** Start Records to use **

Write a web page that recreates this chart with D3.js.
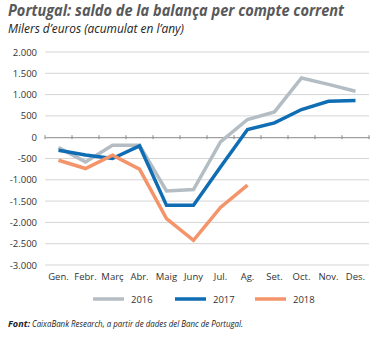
<!DOCTYPE html>
<html><head><meta charset="utf-8">
<script src="https://cdn.jsdelivr.net/npm/d3@7"></script>
<style>body{margin:0;background:#fff}svg{display:block}</style>
</head><body>
<svg id="c" width="380" height="338"></svg>
<script>
const months = ["Gen.","Febr.","Març","Abr.","Maig","Juny","Jul.","Ag.","Set.","Oct.","Nov.","Des."];
const yTicks = [2000,1500,1000,500,0,-500,-1000,-1500,-2000,-2500,-3000];
const s2016 = [-240,-580,-190,-190,-1260,-1230,-110,415,595,1390,1240,1080];
const s2017 = [-305,-420,-500,-205,-1600,-1600,-700,180,335,650,845,860];
const s2018 = [-540,-735,-420,-750,-1910,-2420,-1650,-1125];
const seriesNames = ["2016","2017","2018"];
const colors = ["#b4bdc3","#0f6db4","#f4946a"];

const svg = d3.select("#c");
const x = d3.scaleBand().domain(months).range([45,369]);
const y = d3.scaleLinear().domain([-3000,2000]).range([265,52]);
const fmt = v => d3.format(",")(v).replace(/,/g,".").replace("−","-");

svg.append("text").attr("x",8).attr("y",16).attr("font-family","Open Sans, sans-serif")
  .attr("font-weight","bold").attr("font-style","italic").attr("font-size",15.5).attr("fill","#58595b")
  .attr("textLength",336).attr("lengthAdjust","spacingAndGlyphs")
  .text("Portugal: saldo de la balança per compte corrent");
svg.append("text").attr("x",8).attr("y",33).attr("font-family","Open Sans, sans-serif")
  .attr("font-style","italic").attr("font-size",12).attr("fill","#222")
  .attr("textLength",176).attr("lengthAdjust","spacingAndGlyphs")
  .text("Milers d’euros (acumulat en l’any)");

// gridlines
svg.append("g").selectAll("line").data(yTicks.filter(d=>d!==0)).join("line")
  .attr("x1",45).attr("x2",369).attr("y1",d=>y(d)).attr("y2",d=>y(d))
  .attr("stroke","#d5d5d5").attr("stroke-width",1);

// y labels
svg.append("g").selectAll("text").data(yTicks).join("text")
  .attr("x",37).attr("y",d=>y(d)+3.5).attr("text-anchor","end")
  .attr("font-family","Open Sans, sans-serif").attr("font-size",9.5).attr("fill","#333")
  .text(fmt);

// zero axis
const ax = svg.append("g").attr("transform",`translate(0,${y(0)})`)
  .call(d3.axisBottom(x).tickSize(0).tickFormat(""));
ax.select(".domain").attr("stroke","#888").attr("stroke-width",1);
svg.append("g").selectAll("line").data(d3.range(13)).join("line")
  .attr("x1",d=>45+d*x.bandwidth()).attr("x2",d=>45+d*x.bandwidth())
  .attr("y1",y(0)-2).attr("y2",y(0)+2).attr("stroke","#888");

// x labels
svg.append("g").selectAll("text").data(months).join("text")
  .attr("x",d=>x(d)+x.bandwidth()/2).attr("y",280).attr("text-anchor","middle")
  .attr("font-family","Open Sans, sans-serif").attr("font-size",9.5).attr("fill","#333")
  .text(d=>d);

const line = d3.line().x((d,i)=>x(months[i])+x.bandwidth()/2).y(d=>y(d));
[s2016,s2017,s2018].forEach((s,i)=>{
  svg.append("path").datum(s).attr("d",line).attr("fill","none")
    .attr("stroke",colors[i]).attr("stroke-width",3.5).attr("stroke-linejoin","miter");
});

// legend
const lx = [93,175,255];
seriesNames.forEach((n,i)=>{
  svg.append("line").attr("x1",lx[i]).attr("x2",lx[i]+31).attr("y1",299).attr("y2",299)
    .attr("stroke",colors[i]).attr("stroke-width",3.5);
  svg.append("text").attr("x",lx[i]+38).attr("y",302.5).attr("font-family","Open Sans, sans-serif")
    .attr("font-size",9.5).attr("fill","#333").text(n);
});

svg.append("text").attr("x",8).attr("y",327).attr("font-family","Open Sans, sans-serif")
  .attr("font-style","italic").attr("font-weight","bold").attr("font-size",9).attr("fill","#222")
  .attr("textLength",22).attr("lengthAdjust","spacingAndGlyphs").text("Font:");
svg.append("text").attr("x",32).attr("y",327).attr("font-family","Open Sans, sans-serif")
  .attr("font-style","italic").attr("font-size",9).attr("fill","#222")
  .attr("textLength",211).attr("lengthAdjust","spacingAndGlyphs")
  .text("CaixaBank Research, a partir de dades del Banc de Portugal.");
</script>
</body></html>
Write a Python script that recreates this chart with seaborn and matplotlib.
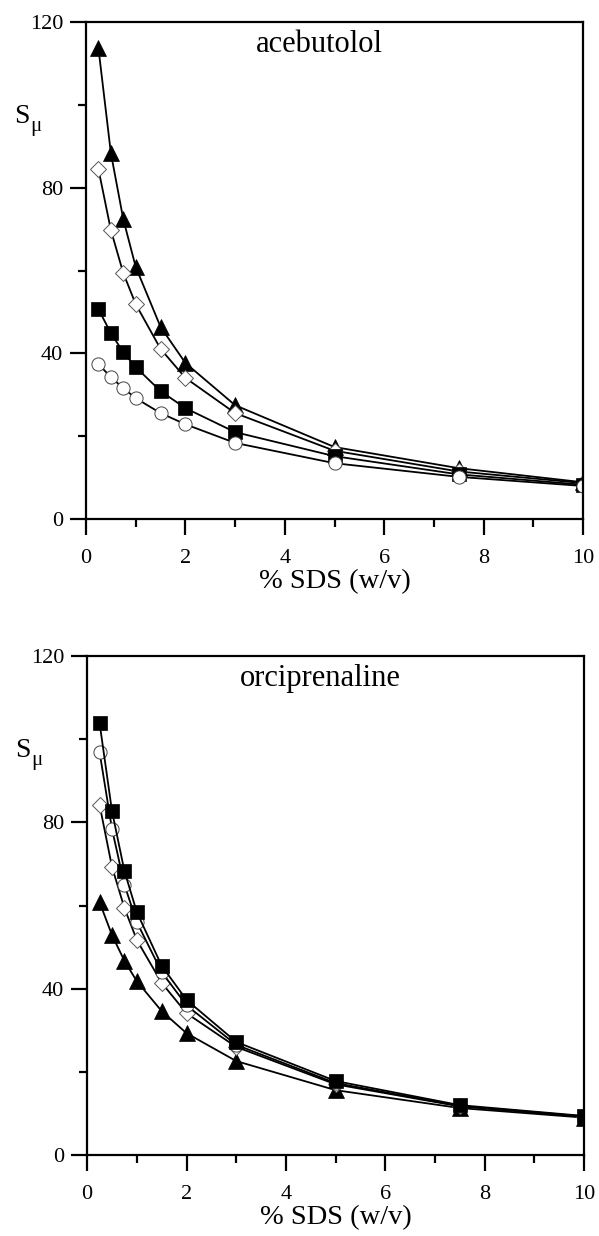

** End Records to use **

» Exercise prompt
Pictures excluded, quote all the data above exactly.

» Exercise result
Write a web page that recreates this chart with D3.js.
<!DOCTYPE html>
<html><head><meta charset="utf-8">
<script src="https://cdn.jsdelivr.net/npm/d3@7"></script>
<style>body{margin:0;background:#fff}svg{display:block}</style>
</head><body>
<svg id="c" width="380" height="338"></svg>
<script>
const months = ["Gen.","Febr.","Març","Abr.","Maig","Juny","Jul.","Ag.","Set.","Oct.","Nov.","Des."];
const yTicks = [2000,1500,1000,500,0,-500,-1000,-1500,-2000,-2500,-3000];
const s2016 = [-240,-580,-190,-190,-1260,-1230,-110,415,595,1390,1240,1080];
const s2017 = [-305,-420,-500,-205,-1600,-1600,-700,180,335,650,845,860];
const s2018 = [-540,-735,-420,-750,-1910,-2420,-1650,-1125];
const seriesNames = ["2016","2017","2018"];
const colors = ["#b4bdc3","#0f6db4","#f4946a"];

const svg = d3.select("#c");
const x = d3.scaleBand().domain(months).range([45,369]);
const y = d3.scaleLinear().domain([-3000,2000]).range([265,52]);
const fmt = v => d3.format(",")(v).replace(/,/g,".").replace("−","-");

svg.append("text").attr("x",8).attr("y",16).attr("font-family","Open Sans, sans-serif")
  .attr("font-weight","bold").attr("font-style","italic").attr("font-size",15.5).attr("fill","#58595b")
  .attr("textLength",336).attr("lengthAdjust","spacingAndGlyphs")
  .text("Portugal: saldo de la balança per compte corrent");
svg.append("text").attr("x",8).attr("y",33).attr("font-family","Open Sans, sans-serif")
  .attr("font-style","italic").attr("font-size",12).attr("fill","#222")
  .attr("textLength",176).attr("lengthAdjust","spacingAndGlyphs")
  .text("Milers d’euros (acumulat en l’any)");

// gridlines
svg.append("g").selectAll("line").data(yTicks.filter(d=>d!==0)).join("line")
  .attr("x1",45).attr("x2",369).attr("y1",d=>y(d)).attr("y2",d=>y(d))
  .attr("stroke","#d5d5d5").attr("stroke-width",1);

// y labels
svg.append("g").selectAll("text").data(yTicks).join("text")
  .attr("x",37).attr("y",d=>y(d)+3.5).attr("text-anchor","end")
  .attr("font-family","Open Sans, sans-serif").attr("font-size",9.5).attr("fill","#333")
  .text(fmt);

// zero axis
const ax = svg.append("g").attr("transform",`translate(0,${y(0)})`)
  .call(d3.axisBottom(x).tickSize(0).tickFormat(""));
ax.select(".domain").attr("stroke","#888").attr("stroke-width",1);
svg.append("g").selectAll("line").data(d3.range(13)).join("line")
  .attr("x1",d=>45+d*x.bandwidth()).attr("x2",d=>45+d*x.bandwidth())
  .attr("y1",y(0)-2).attr("y2",y(0)+2).attr("stroke","#888");

// x labels
svg.append("g").selectAll("text").data(months).join("text")
  .attr("x",d=>x(d)+x.bandwidth()/2).attr("y",280).attr("text-anchor","middle")
  .attr("font-family","Open Sans, sans-serif").attr("font-size",9.5).attr("fill","#333")
  .text(d=>d);

const line = d3.line().x((d,i)=>x(months[i])+x.bandwidth()/2).y(d=>y(d));
[s2016,s2017,s2018].forEach((s,i)=>{
  svg.append("path").datum(s).attr("d",line).attr("fill","none")
    .attr("stroke",colors[i]).attr("stroke-width",3.5).attr("stroke-linejoin","miter");
});

// legend
const lx = [93,175,255];
seriesNames.forEach((n,i)=>{
  svg.append("line").attr("x1",lx[i]).attr("x2",lx[i]+31).attr("y1",299).attr("y2",299)
    .attr("stroke",colors[i]).attr("stroke-width",3.5);
  svg.append("text").attr("x",lx[i]+38).attr("y",302.5).attr("font-family","Open Sans, sans-serif")
    .attr("font-size",9.5).attr("fill","#333").text(n);
});

svg.append("text").attr("x",8).attr("y",327).attr("font-family","Open Sans, sans-serif")
  .attr("font-style","italic").attr("font-weight","bold").attr("font-size",9).attr("fill","#222")
  .attr("textLength",22).attr("lengthAdjust","spacingAndGlyphs").text("Font:");
svg.append("text").attr("x",32).attr("y",327).attr("font-family","Open Sans, sans-serif")
  .attr("font-style","italic").attr("font-size",9).attr("fill","#222")
  .attr("textLength",211).attr("lengthAdjust","spacingAndGlyphs")
  .text("CaixaBank Research, a partir de dades del Banc de Portugal.");
</script>
</body></html>
Write a Python script that recreates this chart with seaborn and matplotlib.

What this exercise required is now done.